Je côtoie chaque jour ses compatriotes qui, se flattant de cet ego commun s’expriment en ces termes : « À. Port-Gentil, on a l’argent ! On a le pétrole ! Le reste ce n’est pas notre affaire ». Le reste ? De quel reste parle-t-on ? De la famille ? De la santé ? De l’environnement ? Des études ? C’est paradoxal si on ajoute la série de plaintes qu’ils expriment de temps en temps contre l’autres : le Blanc. Il n’y a pas de racisme dans ces propos. Il y a juste la faim soudaine d’un autre ordre de vie lorsque les limites de l’argent en abondance se font voir. C’est un vœu à peine formulé. Un besoin éphémère d’Union, de Travail et de Justice pour tous.

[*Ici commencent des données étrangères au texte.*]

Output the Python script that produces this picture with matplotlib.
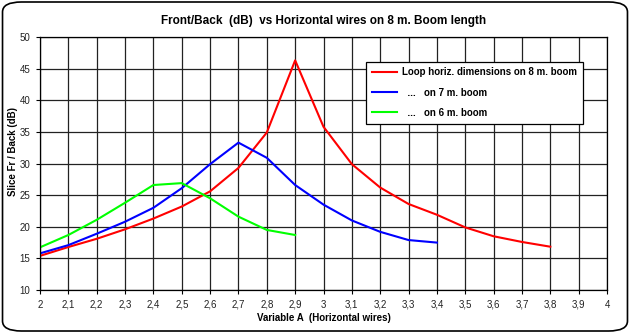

Ces Portgentillais pleins de ressources vivent les pieds dans l’or noir, les mains dans du bon riz popo(Tin) et la tête dans un horizon illusoire. C’est pourquoi leur réalité change d’apparat une fois que le soleil se lève et que les filles font le défilé de Jean Slim. Les causes de ce paradoxe sont multiples. Il y a les insuffisances de l’État au niveau de l’éducation, de l’urbanisation, de l’harmonisation des prix des produits de première nécessité. Il y a les plaisirs faciles qu’offrent les Pétro-CFA. Et cela se mesure au nombre de motels fréquentés en 28 jours de repos, au nombre de bières consommées et au « farotage » façon bling-bling. L’ego commun, c’est aussi ces voitures louées pour quelques jours de groove non stop pour épater les filles. L’ego commun, c’est avoir la dernière tablette tactile alors qu’on ignore totalement son utilisation ; c’est avoir le dernier I-phone et ne même pas savoir comment changer les paramètres de langue. L’ego commun nourrit le paradoxe Porgentillais et bien souvent, laisse famélique femmes et enfants. Ça, c’est vraiment les choses de mon corps.